Our response to events that are often sized to cataclysmic proportions becomes a kind of performance, which remains confined to the virtual sphere. With a simple share, like or comment, people can slay vitriol or shine righteous approval in response to whatever the latest of such instances. Our two cents become another layer in an increasingly complex online persona. In this way, we have grown so far removed from the events themselves that they have warped into gimmicks with photo filters to match.

It may seem at this point that I’m being a bit flippant in the way I’m approaching the news when it often inspires feelings that are genuine and warranted. Surely, the reportage and successive commentary inspire new insights and ideas that will move society in a better direction. Yet, I have to ask whether or not these grand displays of hysteria are moving us in any (worthwhile) direction at all. Our current culture of sharing information has impacts beyond the echo chamber effect that is so often cited as social media’s primary critique.

There is no denying that the Internet has helped to advance various organizational activities, and with them, entire social movements Though in many cases, while it’s cathartic to post about one’s moral outrage, it causes people to lose momentum by sustaining the illusion of action. In terms of the events listed above, many of the woeful posts I read on my social media accounts included calls for more earnest organization and demonstration. While people hit ‘Sad’ or contributed solemn comments, how many among them so far have actually taken to the streets?

If the information age isn’t exactly galvanizing us to action, what is it doing? Despite the fact that it provides us with unprecedented access to knowledge, when the Internet is not used conscientiously, it’s using you.

Being that modern news media and politics bear little distinction from entertainment — as is fully confirmed in the election of a former reality TV star — we can see the way that our collective liking and sharing feeds into what Theodor Adorno termed, the culture industry.

The editorial sector, for instance, is sustaining itself on hype in the form of likes, clicks, comments, and shares. As a member of this field, I have seen the way that analytics are oft becoming the end game. The stories that are posted are therefore designed to an increasing degree as something to be clicked on and consumed. The press is more powerful than ever, able to choose what gets normalized into public consciousness. No matter your political persuasion, we cannot let the media become such a ubiquitous part of our everyday lives while playing the role of ever-consuming, unconscious spectators.

When a headline makes you feel angry just by looking at it, fact-check or compare news sources before embarking on that emotional roller coaster. So often, people are sucked into an inflammatory void of buzzwords, tweets, and taglines where it’s easy to lose perspective. In the post-9/11 world nothing depicts this more vividly than in the way we approach terrorism. In the midst of our ongoing ‘war on terror,’ many would probably have a hard time believing in the data indicating that we are in the midst of a great national crime decline, which has been steadily ebbing downward for decades.

So that we don’t get lost in the vapid black hole of meme-based nihilism that occupies a large space in our collective web consciousness, it’s time we reclaim our efficacy for the sake of concrete change.

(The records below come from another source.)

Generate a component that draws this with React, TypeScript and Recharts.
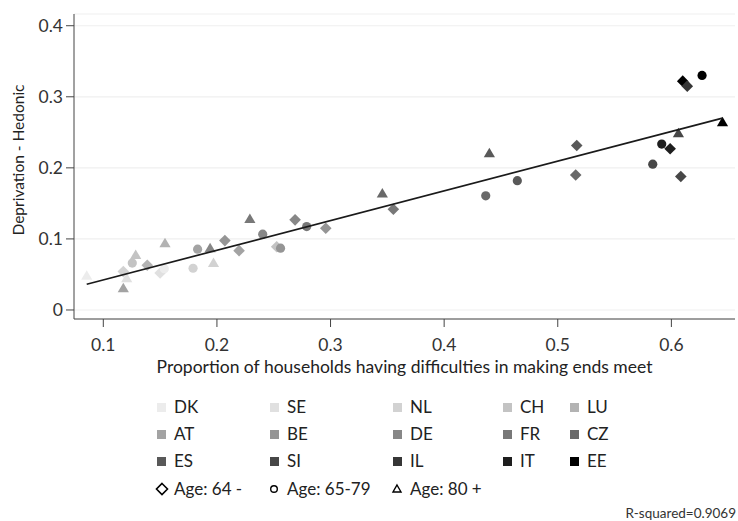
import React from 'react'
import { ScatterChart, Scatter, XAxis, YAxis, CartesianGrid } from 'recharts'

const COUNTRIES = ['DK', 'SE', 'NL', 'CH', 'LU', 'AT', 'BE', 'DE', 'FR', 'CZ', 'ES', 'SI', 'IL', 'IT', 'EE']
const SHADES = ['#ececec', '#e0e0e0', '#d2d2d2', '#c3c3c3', '#b3b3b3', '#a3a3a3', '#959595', '#878787', '#787878', '#696969', '#595959', '#474747', '#363636', '#1e1e1e', '#000000']

// age 64 - (diamonds)
const AGE_64 = [
  { c: 'NL', x: 0.1176, y: 0.054 },
  { c: 'SE', x: 0.15, y: 0.052 },
  { c: 'LU', x: 0.1387, y: 0.063 },
  { c: 'BE', x: 0.207, y: 0.0976 },
  { c: 'AT', x: 0.2195, y: 0.0835 },
  { c: 'CH', x: 0.2526, y: 0.089 },
  { c: 'DE', x: 0.2688, y: 0.1268 },
  { c: 'BE', x: 0.2958, y: 0.115 },
  { c: 'FR', x: 0.3553, y: 0.1418 },
  { c: 'CZ', x: 0.5158, y: 0.19 },
  { c: 'ES', x: 0.5167, y: 0.2314 },
  { c: 'IT', x: 0.5989, y: 0.2268 },
  { c: 'SI', x: 0.6083, y: 0.1878 },
  { c: 'EE', x: 0.61, y: 0.322 },
  { c: 'IL', x: 0.614, y: 0.315 },
]

// age 65-79 (circles)
const AGE_65 = [
  { c: 'CH', x: 0.1255, y: 0.066 },
  { c: 'DK', x: 0.1537, y: 0.058 },
  { c: 'NL', x: 0.179, y: 0.0587 },
  { c: 'AT', x: 0.183, y: 0.0855 },
  { c: 'DE', x: 0.2403, y: 0.1066 },
  { c: 'BE', x: 0.256, y: 0.0869 },
  { c: 'FR', x: 0.279, y: 0.1174 },
  { c: 'CZ', x: 0.4366, y: 0.1606 },
  { c: 'ES', x: 0.4644, y: 0.182 },
  { c: 'SI', x: 0.5836, y: 0.2052 },
  { c: 'IT', x: 0.5915, y: 0.2334 },
  { c: 'EE', x: 0.627, y: 0.33 },
]

// age 80 + (triangles)
const AGE_80 = [
  { c: 'DK', x: 0.0854, y: 0.048 },
  { c: 'AT', x: 0.1176, y: 0.0305 },
  { c: 'SE', x: 0.1206, y: 0.0446 },
  { c: 'CH', x: 0.1285, y: 0.0775 },
  { c: 'LU', x: 0.1543, y: 0.094 },
  { c: 'DE', x: 0.194, y: 0.087 },
  { c: 'NL', x: 0.197, y: 0.066 },
  { c: 'FR', x: 0.229, y: 0.128 },
  { c: 'CZ', x: 0.3456, y: 0.164 },
  { c: 'ES', x: 0.4398, y: 0.2207 },
  { c: 'SI', x: 0.6062, y: 0.2488 },
  { c: 'EE', x: 0.645, y: 0.264 },
]

// fitted line end points
const FIT = [
  { x: 0.0854, y: 0.0362 },
  { x: 0.645, y: 0.27 },
]

const X_TICKS = [0.1, 0.2, 0.3, 0.4, 0.5, 0.6]
const Y_TICKS = [0, 0.1, 0.2, 0.3, 0.4]
const AGE_LABELS = ['Age: 64 -', 'Age: 65-79', 'Age: 80 +']

const FONT = 'Lato, "Open Sans", sans-serif'
const colorOf = (c: string) => SHADES[COUNTRIES.indexOf(c)]

const Diamond = (props: any) => {
  const { cx, cy, payload } = props
  const r = 5.8
  return <polygon points={`${cx},${cy - r} ${cx + r},${cy} ${cx},${cy + r} ${cx - r},${cy}`} fill={colorOf(payload.c)} />
}

const Dot = (props: any) => {
  const { cx, cy, payload } = props
  return <circle cx={cx} cy={cy} r={4.6} fill={colorOf(payload.c)} />
}

const Tri = (props: any) => {
  const { cx, cy, payload } = props
  const h = 5.5
  return <polygon points={`${cx},${cy - h} ${cx + 5.6},${cy + 4} ${cx - 5.6},${cy + 4}`} fill={colorOf(payload.c)} />
}

const COL_X = [157, 270, 393, 503, 570]
const ROW_Y = [407, 434, 461, 489]

const Legend = () => (
  <>
    {COUNTRIES.map((c, i) => {
      const col = i % 5
      const row = Math.floor(i / 5)
      const x = COL_X[col]
      const y = ROW_Y[row]
      return (
        <React.Fragment key={c}>
          <div style={{ position: 'absolute', left: x, top: y - 4.5, width: 9, height: 9, background: SHADES[i] }} />
          <div style={{ position: 'absolute', left: x + 17, top: y - 12, height: 24, lineHeight: '24px', fontSize: 17, fontFamily: FONT, color: '#222' }}>{c}</div>
        </React.Fragment>
      )
    })}
    {AGE_LABELS.map((a, i) => {
      const x = COL_X[i]
      const y = ROW_Y[3]
      return (
        <React.Fragment key={a}>
          <svg style={{ position: 'absolute', left: x - 2, top: y - 7 }} width={14} height={14}>
            {i === 0 && <polygon points="7,1.5 12.5,7 7,12.5 1.5,7" fill="none" stroke="#000" strokeWidth={1.6} />}
            {i === 1 && <circle cx={6} cy={7} r={3.3} fill="none" stroke="#000" strokeWidth={1.4} />}
            {i === 2 && <polygon points="6,3 10,10 2,10" fill="none" stroke="#000" strokeWidth={1.4} />}
          </svg>
          <div style={{ position: 'absolute', left: x + 17, top: y - 12, height: 24, lineHeight: '24px', fontSize: 17, fontFamily: FONT, color: '#222', whiteSpace: 'nowrap' }}>{a}</div>
        </React.Fragment>
      )
    })}
  </>
)

export default function App() {
  return (
    <div style={{ position: 'absolute', left: 0, top: 0, width: 738, height: 521, background: '#fff', overflow: 'hidden' }}>
      <ScatterChart width={738} height={521} margin={{ top: 14, right: 3, bottom: 152, left: 0 }}>
        <CartesianGrid vertical={false} stroke="#efefef" strokeWidth={1.2} />
        <XAxis
          type="number"
          dataKey="x"
          domain={[0.0742, 0.656]}
          ticks={X_TICKS}
          allowDataOverflow
          height={50}
          tickSize={8}
          tickMargin={12}
          stroke="#444"
          tick={{ fontSize: 17.5, fill: '#333', fontFamily: FONT }}
          label={{
            content: () => (
              <text x={404.5} y={373} textAnchor="middle" fontSize={17.5} fill="#222" fontFamily={FONT}>
                Proportion of households having difficulties in making ends meet
              </text>
            ),
          }}
        />
        <YAxis
          type="number"
          dataKey="y"
          domain={[-0.0127, 0.4165]}
          ticks={Y_TICKS}
          allowDataOverflow
          width={74}
          tickSize={8}
          tickMargin={3}
          stroke="#444"
          tick={{ fontSize: 17.5, fill: '#333', fontFamily: FONT }}
          label={{
            content: () => (
              <text x={24} y={160} transform="rotate(-90, 24, 160)" textAnchor="middle" fontSize={15.5} fill="#222" fontFamily={FONT}>
                Deprivation - Hedonic
              </text>
            ),
          }}
        />
        <Scatter data={AGE_64} shape={Diamond} isAnimationActive={false} />
        <Scatter data={AGE_65} shape={Dot} isAnimationActive={false} />
        <Scatter data={AGE_80} shape={Tri} isAnimationActive={false} />
        <Scatter data={FIT} line={{ stroke: '#1a1a1a', strokeWidth: 1.7 }} shape={() => <g />} isAnimationActive={false} />
      </ScatterChart>
      <Legend />
      <div style={{ position: 'absolute', right: 2, top: 505, fontSize: 13.5, fontFamily: FONT, color: '#333', whiteSpace: 'nowrap' }}>R-squared=0.9069</div>
    </div>
  )
}
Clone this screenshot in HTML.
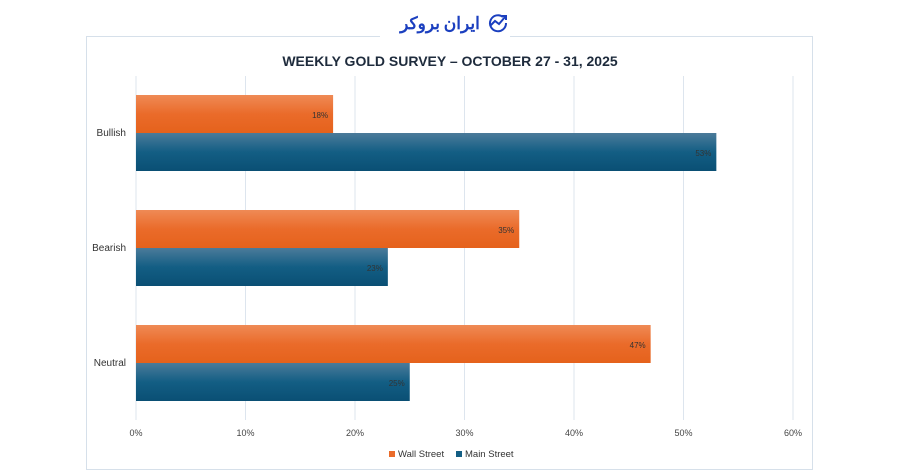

It’s not enough to confine our reactions to the cyber realm.

No matter what you’re passionate about, be mindful of how much you create in comparison to the amount that you consume. From time to time, get off the computer, put the phone down, and assess the circumstances in your own community where you can certainly take steps toward making a positive difference.

Returning to the scene where Mercutio is killed by Tybalt, at the very least, when things are feeling heated, we ought not make the same mistake of destroying our inner wit and skeptic at the behest of vanity and belligerence. Doing so could mark an equally profound turning point for our society. It is imperative that we get a grip on this fact now because the incoming Trump administration will require us to be warier and more scrupulous than ever.